══ Collected data ══

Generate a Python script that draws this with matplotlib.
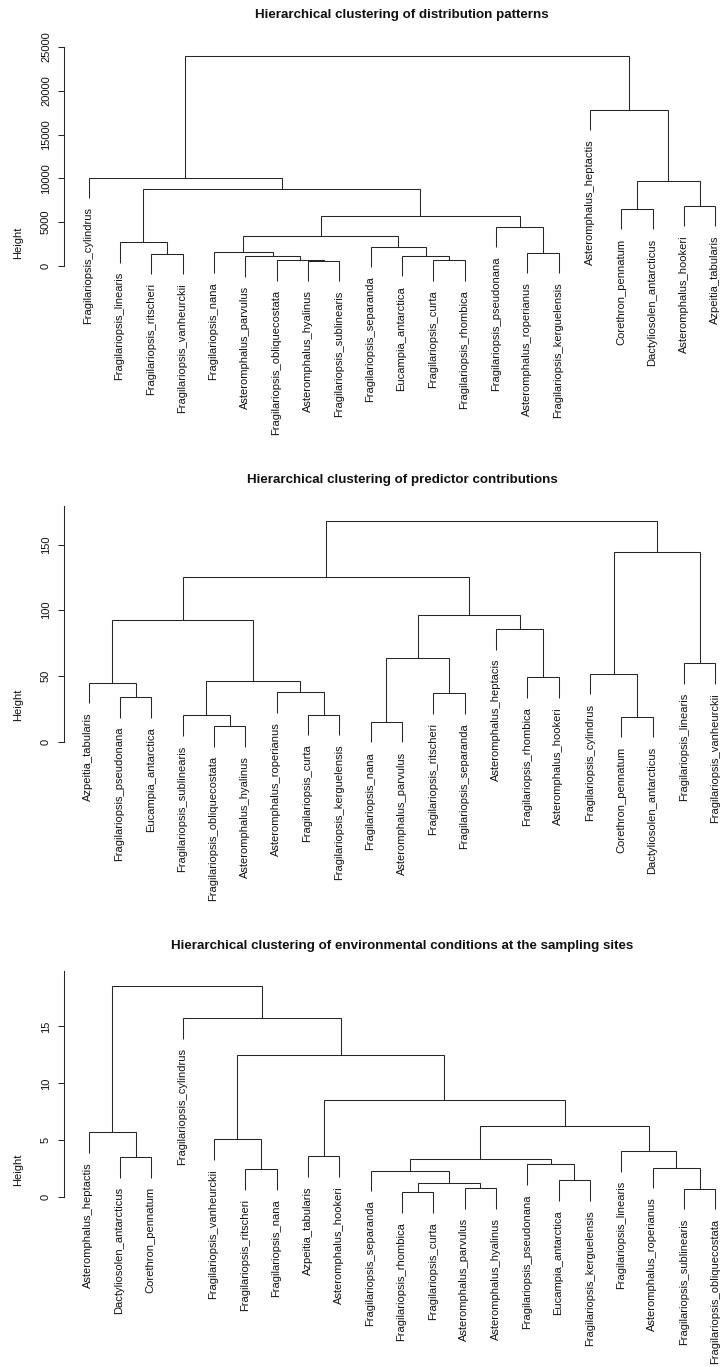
import matplotlib
matplotlib.use("Agg")
import matplotlib.pyplot as plt

plt.rcParams['font.family'] = ['Liberation Sans', 'DejaVu Sans']

# ---------------- data ----------------
title1 = "Hierarchical clustering of distribution patterns"
labels1 = ["Fragilariopsis_cylindrus", "Fragilariopsis_linearis", "Fragilariopsis_ritscheri",
           "Fragilariopsis_vanheurckii", "Fragilariopsis_nana", "Asteromphalus_parvulus",
           "Fragilariopsis_obliquecostata", "Asteromphalus_hyalinus", "Fragilariopsis_sublinearis",
           "Fragilariopsis_separanda", "Eucampia_antarctica", "Fragilariopsis_curta",
           "Fragilariopsis_rhombica", "Fragilariopsis_pseudonana", "Asteromphalus_roperianus",
           "Fragilariopsis_kerguelensis", "Asteromphalus_heptactis", "Corethron_pennatum",
           "Dactyliosolen_antarcticus", "Asteromphalus_hookeri", "Azpeitia_tabularis"]
merge1 = [(-8, -9), (-7, 1), (-12, -13), (-6, 2), (-11, 3), (-3, -4), (-15, -16),
          (-5, 4), (-10, 5), (-2, 6), (8, 9), (-14, 7), (11, 12), (-18, -19),
          (-20, -21), (10, 13), (14, 15), (-1, 16), (-17, 17), (18, 19)]
height1 = [630, 660, 680, 1100, 1140, 1410, 1520, 1560, 2190, 2700, 3380, 4480,
           5660, 6500, 6880, 8830, 9660, 10080, 17820, 23950]
ticks1 = [0, 5000, 10000, 15000, 20000, 25000]

title2 = "Hierarchical clustering of predictor contributions"
labels2 = ["Azpeitia_tabularis", "Fragilariopsis_pseudonana", "Eucampia_antarctica",
           "Fragilariopsis_sublinearis", "Fragilariopsis_obliquecostata", "Asteromphalus_hyalinus",
           "Asteromphalus_roperianus", "Fragilariopsis_curta", "Fragilariopsis_kerguelensis",
           "Fragilariopsis_nana", "Asteromphalus_parvulus", "Fragilariopsis_ritscheri",
           "Fragilariopsis_separanda", "Asteromphalus_heptacis", "Fragilariopsis_rhombica",
           "Asteromphalus_hookeri", "Fragilariopsis_cylindrus", "Corethron_pennatum",
           "Dactyliosolen_antarcticus", "Fragilariopsis_linearis", "Fragilariopsis_vanheurckii"]
merge2 = [(-5, -6), (-10, -11), (-18, -19), (-4, 1), (-8, -9), (-2, -3), (-12, -13),
          (-7, 5), (-1, 6), (4, 8), (-15, -16), (-17, 3), (-20, -21), (2, 7),
          (-14, 11), (9, 10), (14, 15), (16, 17), (12, 13), (18, 19)]
height2 = [11.7, 15.0, 18.8, 19.9, 20.4, 33.9, 37.0, 37.5, 44.9, 45.9, 49.0, 51.7,
           59.6, 63.7, 85.7, 92.9, 96.6, 125.3, 144.6, 168.2]
ticks2 = [0, 50, 100, 150, 200]

title3 = "Hierarchical clustering of environmental conditions at the sampling sites"
labels3 = ["Asteromphalus_heptactis", "Dactyliosolen_antarcticus", "Corethron_pennatum",
           "Fragilariopsis_cylindrus", "Fragilariopsis_vanheurckii", "Fragilariopsis_ritscheri",
           "Fragilariopsis_nana", "Azpeitia_tabularis", "Asteromphalus_hookeri",
           "Fragilariopsis_separanda", "Fragilariopsis_rhombica", "Fragilariopsis_curta",
           "Asteromphalus_parvulus", "Asteromphalus_hyalinus", "Fragilariopsis_pseudonana",
           "Eucampia_antarctica", "Fragilariopsis_kerguelensis", "Fragilariopsis_linearis",
           "Asteromphalus_roperianus", "Fragilariopsis_sublinearis", "Fragilariopsis_obliquecostata"]
merge3 = [(-11, -12), (-20, -21), (-13, -14), (1, 3), (-16, -17), (-10, 4), (-6, -7),
          (-19, 2), (-15, 5), (6, 9), (-2, -3), (-8, -9), (-18, 8), (-5, 7),
          (-1, 11), (10, 13), (12, 16), (14, 17), (-4, 18), (15, 19)]
height3 = [0.41, 0.73, 0.76, 1.26, 1.47, 2.32, 2.46, 2.58, 2.87, 3.37, 3.49, 3.58,
           4.05, 5.07, 5.72, 6.22, 8.50, 12.49, 15.71, 18.56]
ticks3 = [0, 5, 10, 15, 20]

# ---------------- layout ----------------
W, H, DPI = 722, 1367, 100
fig = plt.figure(figsize=(W / DPI, H / DPI), dpi=DPI)
fig.patch.set_facecolor("white")

LINE = "#262626"
TXT = "#111111"
px = 72.0 / DPI  # points per pixel

AX_LEFT, AX_RIGHT = 63.5, 740.5
panels = [
    dict(title=title1, labels=labels1, merge=merge1, height=height1, ticks=ticks1,
         top=41.1, bottom=443.9, span=42530.0, ty=15.0),
    dict(title=title2, labels=labels2, merge=merge2, height=height2, ticks=ticks2,
         top=505.9, bottom=904.0, span=280.6, ty=480.0),
    dict(title=title3, labels=labels3, merge=merge3, height=height3, ticks=ticks3,
         top=971.3, bottom=1368.7, span=32.36, ty=946.0),
]


def draw_dendro(ax, labels, merge, height, hang=0.1):
    drop = hang * (max(height) - min(height))
    xs = []

    def nx(ref):
        return float(-ref) if ref < 0 else xs[ref - 1]

    for i, (a, b) in enumerate(merge):
        h = height[i]
        xa, xb = nx(a), nx(b)
        ya = h - drop if a < 0 else height[a - 1]
        yb = h - drop if b < 0 else height[b - 1]
        ax.plot([xa, xa, xb, xb], [ya, h, h, yb], color=LINE, lw=0.75,
                solid_capstyle="butt", solid_joinstyle="miter")
        for ref, x, y in ((a, xa, ya), (b, xb, yb)):
            if ref < 0:
                ax.annotate(labels[-ref - 1], xy=(x, y), xytext=(2.6 * px, -9.3 * px),
                            textcoords="offset points", rotation=90,
                            rotation_mode="anchor", ha="right", va="baseline",
                            fontsize=8, color=TXT, annotation_clip=False)
        xs.append((xa + xb) / 2.0)


for p in panels:
    n = len(p["labels"])
    ax = fig.add_axes([AX_LEFT / W, 1 - p["bottom"] / H,
                       (AX_RIGHT - AX_LEFT) / W, (p["bottom"] - p["top"]) / H])
    ax.set_facecolor("none")
    draw_dendro(ax, p["labels"], p["merge"], p["height"])
    ymax = max(p["height"])
    r = p["span"]
    ax.set_xlim(1 - 0.04 * (n - 1), n + 0.04 * (n - 1))
    ylim = (ymax - 1.04 * r, ymax + 0.04 * r)
    ax.set_ylim(*ylim)
    for s in ("top", "right", "bottom"):
        ax.spines[s].set_visible(False)
    tks = [t for t in p["ticks"] if ylim[0] <= t <= ylim[1]]
    ax.spines["left"].set_bounds(0, min(p["ticks"][-1], ylim[1]))
    ax.spines["left"].set_color(LINE)
    ax.spines["left"].set_linewidth(0.75)
    ax.set_xticks([])
    ax.set_yticks(tks)
    ax.set_yticklabels([str(t) for t in tks])
    ax.tick_params(axis="y", length=6 * px, width=0.75, color=LINE, labelsize=8,
                   labelcolor=TXT, pad=6.5 * px, labelrotation=90)
    for lbl in ax.get_yticklabels():
        lbl.set_va("center")
        lbl.set_ha("right")
    ax.set_ylabel("Height", fontsize=8, color=TXT)
    ax.yaxis.label.set_va("center")
    ax.yaxis.set_label_coords((18.5 - AX_LEFT) / (AX_RIGHT - AX_LEFT), 0.5)
    fig.text(((AX_LEFT + AX_RIGHT) / 2) / W, 1 - p["ty"] / H, p["title"],
             ha="center", va="center", fontsize=9.6, fontweight="bold", color=TXT)

fig.savefig("out.png", dpi=DPI, facecolor="white")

═══

• _Problem description_
Only the number is wanted: how many lines above include the word "matplotlib"?

• _Full answer_
4